◆ Aim of the exercise ◆
All of the listing below must be repeated word for word. Pictures are the only thing to omit.

◆ Collected material ◆
• • • • •
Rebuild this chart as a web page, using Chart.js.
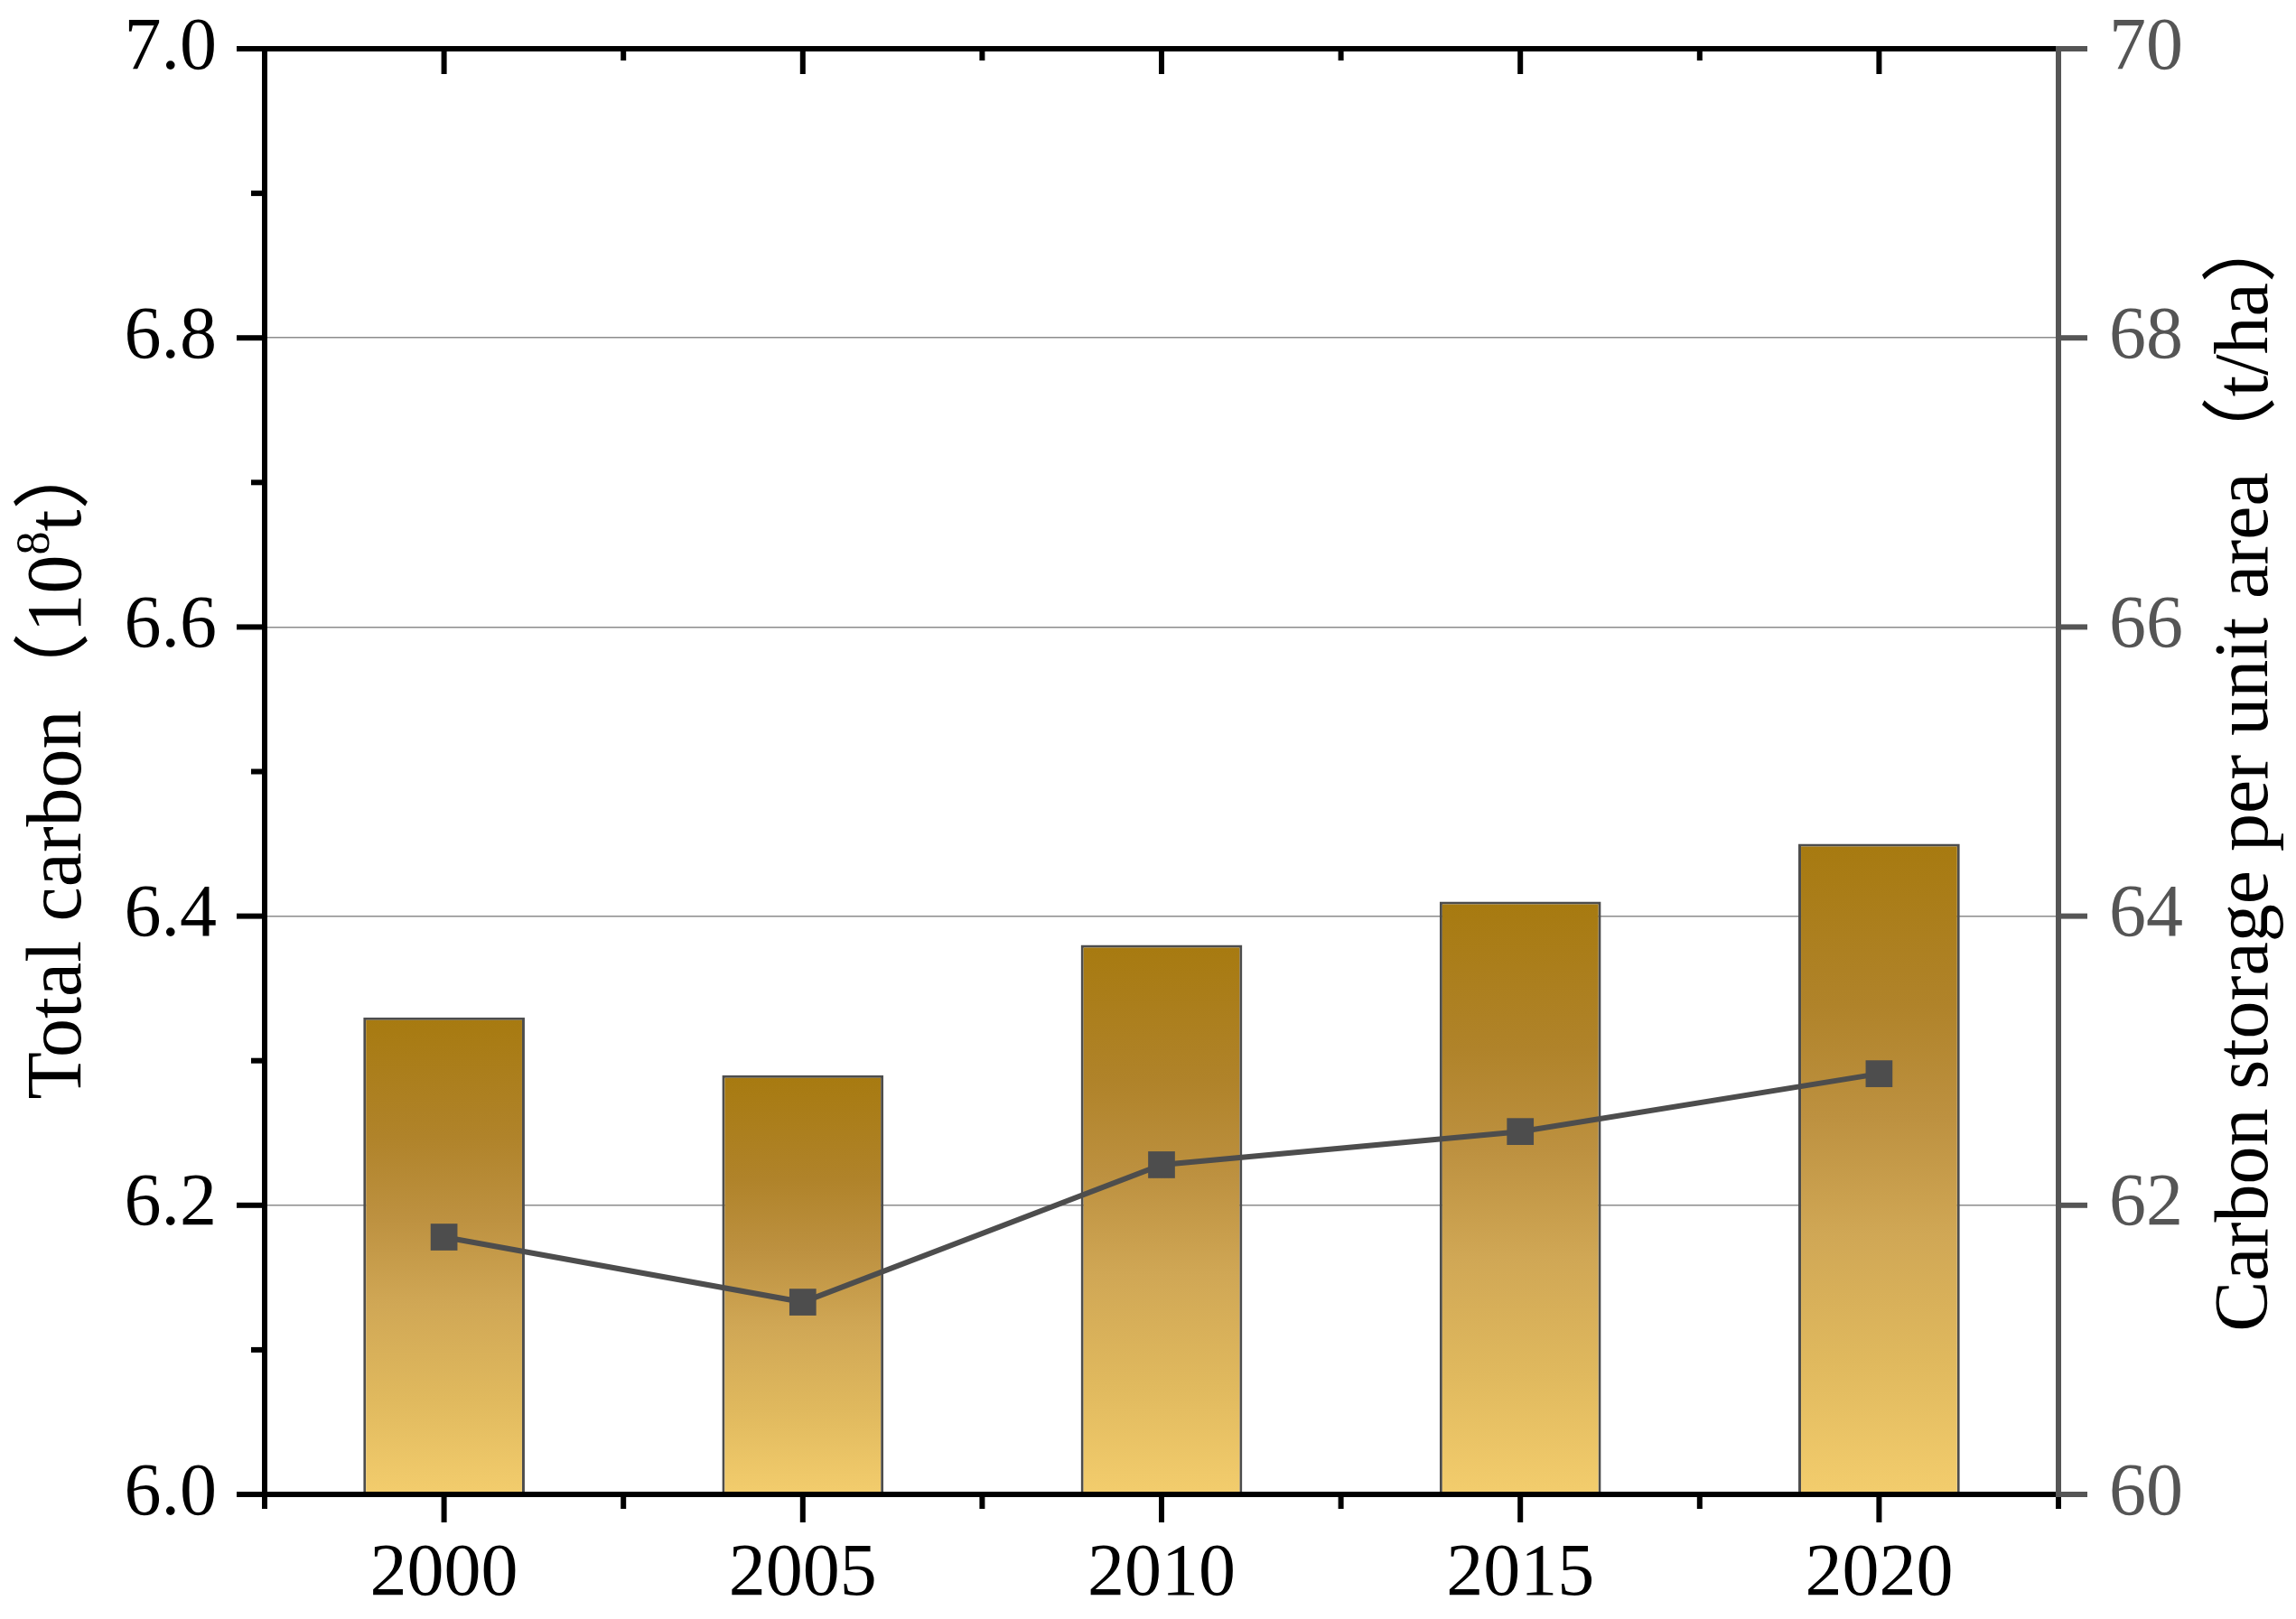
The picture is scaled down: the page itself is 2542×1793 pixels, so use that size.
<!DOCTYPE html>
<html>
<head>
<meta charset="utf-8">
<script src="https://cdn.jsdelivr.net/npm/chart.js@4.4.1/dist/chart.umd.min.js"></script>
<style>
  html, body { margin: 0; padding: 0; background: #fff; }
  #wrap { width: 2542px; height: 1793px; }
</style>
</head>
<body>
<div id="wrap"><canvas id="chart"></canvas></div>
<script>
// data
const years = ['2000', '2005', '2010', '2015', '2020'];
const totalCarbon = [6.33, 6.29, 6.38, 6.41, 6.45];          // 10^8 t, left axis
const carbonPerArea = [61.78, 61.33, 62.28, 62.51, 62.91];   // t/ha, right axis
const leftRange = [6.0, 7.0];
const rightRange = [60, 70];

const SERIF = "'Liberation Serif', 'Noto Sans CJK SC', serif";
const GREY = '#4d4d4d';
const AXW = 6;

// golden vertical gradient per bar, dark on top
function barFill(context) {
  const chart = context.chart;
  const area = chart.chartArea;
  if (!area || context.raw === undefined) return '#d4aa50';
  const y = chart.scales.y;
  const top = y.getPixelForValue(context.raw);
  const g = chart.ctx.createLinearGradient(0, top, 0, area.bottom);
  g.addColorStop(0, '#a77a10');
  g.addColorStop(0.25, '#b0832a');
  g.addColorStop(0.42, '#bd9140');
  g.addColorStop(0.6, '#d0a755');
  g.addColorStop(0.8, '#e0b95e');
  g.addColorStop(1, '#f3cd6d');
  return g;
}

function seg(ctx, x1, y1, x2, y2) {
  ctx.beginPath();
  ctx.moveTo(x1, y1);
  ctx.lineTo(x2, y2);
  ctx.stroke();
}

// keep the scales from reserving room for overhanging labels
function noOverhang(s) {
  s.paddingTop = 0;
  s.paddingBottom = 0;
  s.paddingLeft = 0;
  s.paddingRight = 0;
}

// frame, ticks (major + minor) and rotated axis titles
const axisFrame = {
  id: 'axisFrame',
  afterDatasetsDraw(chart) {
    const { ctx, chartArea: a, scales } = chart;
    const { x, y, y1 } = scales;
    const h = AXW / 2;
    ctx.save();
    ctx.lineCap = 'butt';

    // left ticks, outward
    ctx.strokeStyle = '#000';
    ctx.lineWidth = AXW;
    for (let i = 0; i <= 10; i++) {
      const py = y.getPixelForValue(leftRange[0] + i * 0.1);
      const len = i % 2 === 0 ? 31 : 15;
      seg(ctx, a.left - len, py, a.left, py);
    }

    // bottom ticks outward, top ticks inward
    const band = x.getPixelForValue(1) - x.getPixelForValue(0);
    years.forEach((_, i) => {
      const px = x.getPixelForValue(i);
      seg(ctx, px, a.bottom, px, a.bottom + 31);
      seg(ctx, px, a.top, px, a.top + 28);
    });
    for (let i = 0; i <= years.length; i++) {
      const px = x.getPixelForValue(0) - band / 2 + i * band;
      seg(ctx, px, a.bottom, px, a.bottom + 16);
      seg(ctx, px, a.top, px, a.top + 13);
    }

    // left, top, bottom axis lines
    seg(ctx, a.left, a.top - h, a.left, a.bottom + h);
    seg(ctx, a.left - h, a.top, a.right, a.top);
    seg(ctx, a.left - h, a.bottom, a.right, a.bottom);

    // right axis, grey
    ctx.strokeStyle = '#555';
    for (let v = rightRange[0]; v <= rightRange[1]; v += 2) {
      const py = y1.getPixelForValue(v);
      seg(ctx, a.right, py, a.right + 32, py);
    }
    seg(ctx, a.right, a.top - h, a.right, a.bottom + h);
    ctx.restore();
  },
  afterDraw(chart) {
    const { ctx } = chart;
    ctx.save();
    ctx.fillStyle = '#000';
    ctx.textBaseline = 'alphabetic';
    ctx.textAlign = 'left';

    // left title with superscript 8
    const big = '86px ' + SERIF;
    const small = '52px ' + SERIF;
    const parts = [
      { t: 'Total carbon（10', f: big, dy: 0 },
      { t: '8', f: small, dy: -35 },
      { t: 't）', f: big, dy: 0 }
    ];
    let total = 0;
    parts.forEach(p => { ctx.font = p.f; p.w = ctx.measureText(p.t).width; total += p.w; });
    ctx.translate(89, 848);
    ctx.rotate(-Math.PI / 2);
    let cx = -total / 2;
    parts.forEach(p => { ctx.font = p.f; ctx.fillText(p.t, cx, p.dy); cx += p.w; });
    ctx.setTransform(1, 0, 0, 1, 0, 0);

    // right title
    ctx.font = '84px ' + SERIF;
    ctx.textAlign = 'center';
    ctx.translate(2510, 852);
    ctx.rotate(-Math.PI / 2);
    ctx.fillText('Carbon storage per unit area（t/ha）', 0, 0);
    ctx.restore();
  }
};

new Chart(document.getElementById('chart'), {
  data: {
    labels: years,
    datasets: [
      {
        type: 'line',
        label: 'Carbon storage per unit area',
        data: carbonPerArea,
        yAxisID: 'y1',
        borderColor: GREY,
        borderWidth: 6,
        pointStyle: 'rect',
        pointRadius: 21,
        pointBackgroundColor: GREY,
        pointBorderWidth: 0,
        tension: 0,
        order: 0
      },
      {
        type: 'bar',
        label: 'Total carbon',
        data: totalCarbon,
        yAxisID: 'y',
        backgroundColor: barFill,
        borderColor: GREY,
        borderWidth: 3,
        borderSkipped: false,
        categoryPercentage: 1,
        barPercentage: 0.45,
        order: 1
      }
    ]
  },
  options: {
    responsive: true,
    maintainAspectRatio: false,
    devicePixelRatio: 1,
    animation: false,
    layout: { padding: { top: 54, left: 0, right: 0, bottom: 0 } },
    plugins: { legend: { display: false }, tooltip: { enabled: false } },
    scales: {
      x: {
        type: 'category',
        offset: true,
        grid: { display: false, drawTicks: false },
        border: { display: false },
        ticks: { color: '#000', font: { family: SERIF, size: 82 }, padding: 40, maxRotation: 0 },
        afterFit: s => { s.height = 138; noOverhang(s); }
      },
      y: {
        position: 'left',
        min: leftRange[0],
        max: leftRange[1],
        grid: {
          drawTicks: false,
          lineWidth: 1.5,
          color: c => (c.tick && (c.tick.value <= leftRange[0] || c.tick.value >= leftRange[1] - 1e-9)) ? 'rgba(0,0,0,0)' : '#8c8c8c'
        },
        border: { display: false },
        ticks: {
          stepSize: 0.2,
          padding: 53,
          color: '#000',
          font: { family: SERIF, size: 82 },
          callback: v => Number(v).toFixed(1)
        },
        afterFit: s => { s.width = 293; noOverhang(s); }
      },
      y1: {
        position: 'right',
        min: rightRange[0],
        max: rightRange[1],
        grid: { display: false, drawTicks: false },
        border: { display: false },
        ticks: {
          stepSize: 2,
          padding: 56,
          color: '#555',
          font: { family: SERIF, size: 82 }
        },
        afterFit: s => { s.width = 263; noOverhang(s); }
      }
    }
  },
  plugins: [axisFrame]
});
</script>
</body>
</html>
• • • • •
◆ Correct response ◆
Rebuild this chart as a web page, using Chart.js.
The picture is scaled down: the page itself is 2542×1793 pixels, so use that size.
<!DOCTYPE html>
<html>
<head>
<meta charset="utf-8">
<script src="https://cdn.jsdelivr.net/npm/chart.js@4.4.1/dist/chart.umd.min.js"></script>
<style>
  html, body { margin: 0; padding: 0; background: #fff; }
  #wrap { width: 2542px; height: 1793px; }
</style>
</head>
<body>
<div id="wrap"><canvas id="chart"></canvas></div>
<script>
// data
const years = ['2000', '2005', '2010', '2015', '2020'];
const totalCarbon = [6.33, 6.29, 6.38, 6.41, 6.45];          // 10^8 t, left axis
const carbonPerArea = [61.78, 61.33, 62.28, 62.51, 62.91];   // t/ha, right axis
const leftRange = [6.0, 7.0];
const rightRange = [60, 70];

const SERIF = "'Liberation Serif', 'Noto Sans CJK SC', serif";
const GREY = '#4d4d4d';
const AXW = 6;

// golden vertical gradient per bar, dark on top
function barFill(context) {
  const chart = context.chart;
  const area = chart.chartArea;
  if (!area || context.raw === undefined) return '#d4aa50';
  const y = chart.scales.y;
  const top = y.getPixelForValue(context.raw);
  const g = chart.ctx.createLinearGradient(0, top, 0, area.bottom);
  g.addColorStop(0, '#a77a10');
  g.addColorStop(0.25, '#b0832a');
  g.addColorStop(0.42, '#bd9140');
  g.addColorStop(0.6, '#d0a755');
  g.addColorStop(0.8, '#e0b95e');
  g.addColorStop(1, '#f3cd6d');
  return g;
}

function seg(ctx, x1, y1, x2, y2) {
  ctx.beginPath();
  ctx.moveTo(x1, y1);
  ctx.lineTo(x2, y2);
  ctx.stroke();
}

// keep the scales from reserving room for overhanging labels
function noOverhang(s) {
  s.paddingTop = 0;
  s.paddingBottom = 0;
  s.paddingLeft = 0;
  s.paddingRight = 0;
}

// frame, ticks (major + minor) and rotated axis titles
const axisFrame = {
  id: 'axisFrame',
  afterDatasetsDraw(chart) {
    const { ctx, chartArea: a, scales } = chart;
    const { x, y, y1 } = scales;
    const h = AXW / 2;
    ctx.save();
    ctx.lineCap = 'butt';

    // left ticks, outward
    ctx.strokeStyle = '#000';
    ctx.lineWidth = AXW;
    for (let i = 0; i <= 10; i++) {
      const py = y.getPixelForValue(leftRange[0] + i * 0.1);
      const len = i % 2 === 0 ? 31 : 15;
      seg(ctx, a.left - len, py, a.left, py);
    }

    // bottom ticks outward, top ticks inward
    const band = x.getPixelForValue(1) - x.getPixelForValue(0);
    years.forEach((_, i) => {
      const px = x.getPixelForValue(i);
      seg(ctx, px, a.bottom, px, a.bottom + 31);
      seg(ctx, px, a.top, px, a.top + 28);
    });
    for (let i = 0; i <= years.length; i++) {
      const px = x.getPixelForValue(0) - band / 2 + i * band;
      seg(ctx, px, a.bottom, px, a.bottom + 16);
      seg(ctx, px, a.top, px, a.top + 13);
    }

    // left, top, bottom axis lines
    seg(ctx, a.left, a.top - h, a.left, a.bottom + h);
    seg(ctx, a.left - h, a.top, a.right, a.top);
    seg(ctx, a.left - h, a.bottom, a.right, a.bottom);

    // right axis, grey
    ctx.strokeStyle = '#555';
    for (let v = rightRange[0]; v <= rightRange[1]; v += 2) {
      const py = y1.getPixelForValue(v);
      seg(ctx, a.right, py, a.right + 32, py);
    }
    seg(ctx, a.right, a.top - h, a.right, a.bottom + h);
    ctx.restore();
  },
  afterDraw(chart) {
    const { ctx } = chart;
    ctx.save();
    ctx.fillStyle = '#000';
    ctx.textBaseline = 'alphabetic';
    ctx.textAlign = 'left';

    // left title with superscript 8
    const big = '86px ' + SERIF;
    const small = '52px ' + SERIF;
    const parts = [
      { t: 'Total carbon（10', f: big, dy: 0 },
      { t: '8', f: small, dy: -35 },
      { t: 't）', f: big, dy: 0 }
    ];
    let total = 0;
    parts.forEach(p => { ctx.font = p.f; p.w = ctx.measureText(p.t).width; total += p.w; });
    ctx.translate(89, 848);
    ctx.rotate(-Math.PI / 2);
    let cx = -total / 2;
    parts.forEach(p => { ctx.font = p.f; ctx.fillText(p.t, cx, p.dy); cx += p.w; });
    ctx.setTransform(1, 0, 0, 1, 0, 0);

    // right title
    ctx.font = '84px ' + SERIF;
    ctx.textAlign = 'center';
    ctx.translate(2510, 852);
    ctx.rotate(-Math.PI / 2);
    ctx.fillText('Carbon storage per unit area（t/ha）', 0, 0);
    ctx.restore();
  }
};

new Chart(document.getElementById('chart'), {
  data: {
    labels: years,
    datasets: [
      {
        type: 'line',
        label: 'Carbon storage per unit area',
        data: carbonPerArea,
        yAxisID: 'y1',
        borderColor: GREY,
        borderWidth: 6,
        pointStyle: 'rect',
        pointRadius: 21,
        pointBackgroundColor: GREY,
        pointBorderWidth: 0,
        tension: 0,
        order: 0
      },
      {
        type: 'bar',
        label: 'Total carbon',
        data: totalCarbon,
        yAxisID: 'y',
        backgroundColor: barFill,
        borderColor: GREY,
        borderWidth: 3,
        borderSkipped: false,
        categoryPercentage: 1,
        barPercentage: 0.45,
        order: 1
      }
    ]
  },
  options: {
    responsive: true,
    maintainAspectRatio: false,
    devicePixelRatio: 1,
    animation: false,
    layout: { padding: { top: 54, left: 0, right: 0, bottom: 0 } },
    plugins: { legend: { display: false }, tooltip: { enabled: false } },
    scales: {
      x: {
        type: 'category',
        offset: true,
        grid: { display: false, drawTicks: false },
        border: { display: false },
        ticks: { color: '#000', font: { family: SERIF, size: 82 }, padding: 40, maxRotation: 0 },
        afterFit: s => { s.height = 138; noOverhang(s); }
      },
      y: {
        position: 'left',
        min: leftRange[0],
        max: leftRange[1],
        grid: {
          drawTicks: false,
          lineWidth: 1.5,
          color: c => (c.tick && (c.tick.value <= leftRange[0] || c.tick.value >= leftRange[1] - 1e-9)) ? 'rgba(0,0,0,0)' : '#8c8c8c'
        },
        border: { display: false },
        ticks: {
          stepSize: 0.2,
          padding: 53,
          color: '#000',
          font: { family: SERIF, size: 82 },
          callback: v => Number(v).toFixed(1)
        },
        afterFit: s => { s.width = 293; noOverhang(s); }
      },
      y1: {
        position: 'right',
        min: rightRange[0],
        max: rightRange[1],
        grid: { display: false, drawTicks: false },
        border: { display: false },
        ticks: {
          stepSize: 2,
          padding: 56,
          color: '#555',
          font: { family: SERIF, size: 82 }
        },
        afterFit: s => { s.width = 263; noOverhang(s); }
      }
    }
  },
  plugins: [axisFrame]
});
</script>
</body>
</html>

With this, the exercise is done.